Le coup de force lancé par le mouvement islamiste à l’issue de son Majless el-Choura de la veille pour congédier Fakhfakh et sa coalition, est perçu d’un mauvais œil par ceux qui constituent jusque-là ses partenaires au sein de ce même gouvernement.

La riposte ne s’est pas fait attendre, les procédures sont enclenchées ce lundi pour destituer Rached Ghannouchi de la présidence du parlement. Même si les initiateurs de ce geste se défendent qu’elle ait un quelconque lien avec les résultats de la réunion de la veille, et l’imputent à des dépassements commis par le président de l’Assemblée.

Une motion est désormais signée notamment par le bloc démocratique (Echaâb et Attayar), Tahya Tounes, le bloc de la réforme national…pour faire descendre le président d’Ennahdha du perchoir. Ces partis gouvernementaux se retrouvent avec un tel procédé en parfaite symbiose avec le PDL et sa présidente, Abir Moussi, qui font de la destitution de Rached Ghannouchi un cheval de bataille.

C’est une guerre de majorités qui est désormais déclenchée : une majorité absolue de 109 députés est nécessaire pour retirer la confiance à Elyes Fakhfakh, la même majorité est requise pour démettre Ghannouchi de ses fonctions à la tête de l’Assemblée.

Le clan d’Ennahdha dispose a priori de 90 députés, et le clan adverse de 76 députés voire 92 élus, si on y ajoute les 16 députés du PDL. L’Assemblée en compte au total 217 députés ; si cette bataille rangée venait à aller jusqu’au bout, et un compromis de cessation des hostilités n’était pas trouvée en cours de route, chaque partie se démènerait pour mobiliser des soutiens dans l’ambition de réunir voire de dépasser la majorité absolue de 50+1.  

Motion de censure ou démission

Alors que la révocation du président de l’Assemblée est régie par le règlement intérieur du parlement, la déposition du gouvernement est elle réglementée par la constitution, qui prévoit trois scenarii.

Le premier scénario est celui prévu dans l’article 97. Une motion de censure peut être votée à l’encontre du gouvernement, suite à une demande motivée présentée au Président de l’Assemblée par le tiers de ses membres au moins.

Le vote de défiance à l’égard du gouvernement est conditionné par l’approbation de la majorité absolue des membres de l’Assemblée (109), et la présentation d’un candidat de remplacement au Chef du gouvernement, dont la candidature devra être approuvée lors du même vote. Auquel cas, le candidat de remplacement sera chargé par le Président de la République de former le gouvernement, selon les modalités de l’article 89.

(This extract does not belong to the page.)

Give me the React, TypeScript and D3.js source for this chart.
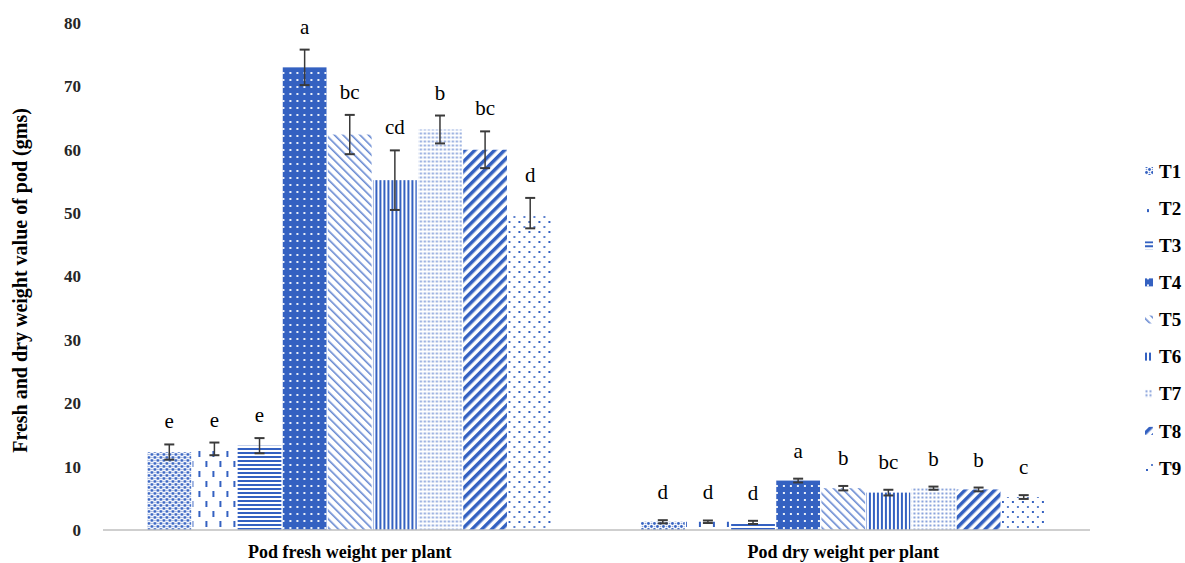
import React from 'react';
import * as d3 from 'd3';

const categories = ['Pod fresh weight per plant', 'Pod dry weight per plant'];
const treatments = ['T1', 'T2', 'T3', 'T4', 'T5', 'T6', 'T7', 'T8', 'T9'];
// means per treatment, one array per category
const freshValues = [12.3, 12.8, 13.3, 73.0, 62.4, 55.2, 63.2, 60.0, 50.0];
const dryValues = [1.3, 1.3, 1.2, 7.8, 6.6, 5.9, 6.6, 6.4, 5.2];
const freshErrors = [1.2, 1.0, 1.2, 2.8, 3.1, 4.7, 2.2, 2.9, 2.4];
const dryErrors = [0.25, 0.2, 0.25, 0.3, 0.35, 0.45, 0.25, 0.3, 0.3];
const freshLetters = ['e', 'e', 'e', 'a', 'bc', 'cd', 'b', 'bc', 'd'];
const dryLetters = ['d', 'd', 'd', 'a', 'b', 'bc', 'b', 'b', 'c'];
const yTicks = [0, 10, 20, 30, 40, 50, 60, 70, 80];

const BLUE = '#3461c1';
const SERIF = "'Times New Roman', Times, 'Liberation Serif', 'DejaVu Serif', 'Noto Serif', serif";

function Patterns() {
  return (
    <defs>
      {/* T1 weave */}
      <pattern id="p-T1" width="6" height="6" patternUnits="userSpaceOnUse">
        <rect width="6" height="6" fill="#fff" />
        <circle cx="1.5" cy="1.5" r="1.4" fill={BLUE} />
        <circle cx="4.5" cy="4.5" r="1.4" fill={BLUE} />
        <circle cx="4.5" cy="1.5" r="0.8" fill={BLUE} opacity="0.6" />
        <circle cx="1.5" cy="4.5" r="0.8" fill={BLUE} opacity="0.6" />
      </pattern>
      {/* T2 dashed vertical */}
      <pattern id="p-T2" width="14" height="20" patternUnits="userSpaceOnUse">
        <rect width="14" height="20" fill="#fff" />
        <rect x="2" y="1" width="2" height="6" fill={BLUE} />
        <rect x="9" y="11" width="2" height="6" fill={BLUE} />
      </pattern>
      {/* T3 horizontal lines */}
      <pattern id="p-T3" width="8" height="4" patternUnits="userSpaceOnUse">
        <rect width="8" height="4" fill="#fff" />
        <rect y="0" width="8" height="2" fill={BLUE} />
      </pattern>
      {/* T4 solid with white dots */}
      <pattern id="p-T4" width="7" height="7" patternUnits="userSpaceOnUse">
        <rect width="7" height="7" fill={BLUE} />
        <rect x="2" y="2" width="2" height="2" fill="#fff" opacity="0.9" />
      </pattern>
      {/* T5 thin diagonal \ */}
      <pattern id="p-T5" width="6" height="6" patternUnits="userSpaceOnUse" patternTransform="rotate(-45)">
        <rect width="6" height="6" fill="#fff" />
        <rect x="0" width="1.6" height="6" fill={BLUE} opacity="0.75" />
      </pattern>
      {/* T6 vertical lines */}
      <pattern id="p-T6" width="4" height="8" patternUnits="userSpaceOnUse">
        <rect width="4" height="8" fill="#fff" />
        <rect x="0" width="2" height="8" fill={BLUE} />
      </pattern>
      {/* T7 fine dots */}
      <pattern id="p-T7" width="4" height="4" patternUnits="userSpaceOnUse">
        <rect width="4" height="4" fill="#fff" />
        <rect x="0.5" y="0.5" width="2" height="2" fill={BLUE} opacity="0.6" />
      </pattern>
      {/* T8 thick diagonal / */}
      <pattern id="p-T8" width="7" height="7" patternUnits="userSpaceOnUse" patternTransform="rotate(45)">
        <rect width="7" height="7" fill="#fff" />
        <rect x="0" width="3.5" height="7" fill={BLUE} />
      </pattern>
      {/* T9 sparse dots */}
      <pattern id="p-T9" width="10" height="10" patternUnits="userSpaceOnUse">
        <rect width="10" height="10" fill="#fff" />
        <rect x="1" y="1" width="2" height="2" fill={BLUE} />
        <rect x="6" y="6" width="2" height="2" fill={BLUE} opacity="0.8" />
      </pattern>
    </defs>
  );
}

export default function App() {
  const width = 1185;
  const height = 563;

  const y = d3.scaleLinear().domain([0, 80]).range([530, 23]);
  const x0 = d3.scaleBand().domain(categories).range([103, 1090]).paddingInner(0.18).paddingOuter(0.09);
  const x1 = d3.scaleBand().domain(treatments).range([0, x0.bandwidth()]).paddingInner(0.03);

  const groups = [
    { cat: categories[0], values: freshValues, errors: freshErrors, letters: freshLetters, gap: 16 },
    { cat: categories[1], values: dryValues, errors: dryErrors, letters: dryLetters, gap: 21 },
  ];

  const legendY = d3.scalePoint().domain(treatments).range([171, 468]);

  return (
    <svg width={width} height={height} style={{ position: 'absolute', left: 0, top: 0, background: '#fff', fontFamily: SERIF }}>
      <Patterns />
      {/* y tick labels */}
      {yTicks.map((t) => (
        <text key={t} x={81} y={y(t)} dy="0.35em" textAnchor="end" fontWeight="bold" fontSize={17} fill="#262626">
          {t}
        </text>
      ))}
      <text
        transform={`translate(20,${(y(0) + y(80)) / 2 + 4}) rotate(-90)`}
        textAnchor="middle"
        dy="0.35em"
        fontWeight="bold"
        fontSize={20}
        fill="#000"
      >
        Fresh and dry weight value of pod (gms)
      </text>

      {groups.map((g) => {
        const gx = x0(g.cat) as number;
        return (
          <g key={g.cat} transform={`translate(${gx},0)`}>
            {treatments.map((t, i) => {
              const bx = x1(t) as number;
              const bw = x1.bandwidth();
              const cx = bx + bw / 2;
              const top = y(g.values[i] + g.errors[i]);
              const bot = y(g.values[i] - g.errors[i]);
              return (
                <g key={t}>
                  <rect x={bx} y={y(g.values[i])} width={bw} height={y(0) - y(g.values[i])} fill={`url(#p-${t})`} />
                  <line x1={cx} x2={cx} y1={top} y2={bot} stroke="#3a3a3a" strokeWidth={1.5} />
                  <line x1={cx - 5} x2={cx + 5} y1={top} y2={top} stroke="#3a3a3a" strokeWidth={2} />
                  <line x1={cx - 5} x2={cx + 5} y1={bot} y2={bot} stroke="#3a3a3a" strokeWidth={2} />
                  <text x={cx} y={top - g.gap} textAnchor="middle" fontSize={21} fill="#000">
                    {g.letters[i]}
                  </text>
                </g>
              );
            })}
            <text x={x0.bandwidth() / 2} y={558} textAnchor="middle" fontWeight="bold" fontSize={18} fill="#000">
              {g.cat}
            </text>
          </g>
        );
      })}

      <line x1={103} x2={1090} y1={y(0)} y2={y(0)} stroke="#bfbfbf" strokeWidth={1.5} />

      {/* legend */}
      {treatments.map((t) => (
        <g key={t} transform={`translate(1145,${legendY(t)})`}>
          <rect x={0} y={-4} width={8} height={8} fill={`url(#p-${t})`} />
          <text x={14} y={0} dy="0.35em" fontWeight="bold" fontSize={19} fill="#000">
            {t}
          </text>
        </g>
      ))}
    </svg>
  );
}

La deuxième éventualité est prévue par l’article 98 qui évoque la démission du Chef du gouvernement, considérée comme étant celle du gouvernement entier. La démission est présentée par écrit au Président de la République qui en informe le Président de l’ARP.

Le Chef du gouvernement peut, selon le même article, solliciter l’Assemblée pour un vote de confiance quant à la poursuite par le gouvernement de ses activités, le vote se faisant à la majorité absolue. Si l’Assemblée ne renouvelle pas la confiance accordée au gouvernement, celui-ci est réputé démissionnaire.

Dans les deux cas, le Président de la République charge la personnalité la plus apte pour former un gouvernement conformément aux exigences de l’article 89.

La troisième hypothèse est celle inscrite dans l’article 99 de la loi fondamentale. Le Président de la République peut demander au parlement de procéder à un vote de confiance au gouvernement. Le vote se fait à la majorité absolue des membres de l’Assemblée. Si cette dernière ne renouvèle pas sa confiance au gouvernement, il est considéré démissionnaire, et le Président de la République se charge de désigner la personnalité la plus apte à former un gouvernement dans un délai de 30 jours.

En cas de dépassement du délai ou si l’Assemblée n’octroie pas sa confiance au nouveau gouvernement, le Président de la République a le droit de dissoudre l’Assemblée et d’appeler à la tenue d’une élection législative anticipée dans un délai minimum de 45 jours et maximum de 90 jours. Des élections anticipées, c’est ce à quoi appellent des milieux poltico-civils, à leur tête l’UGTT.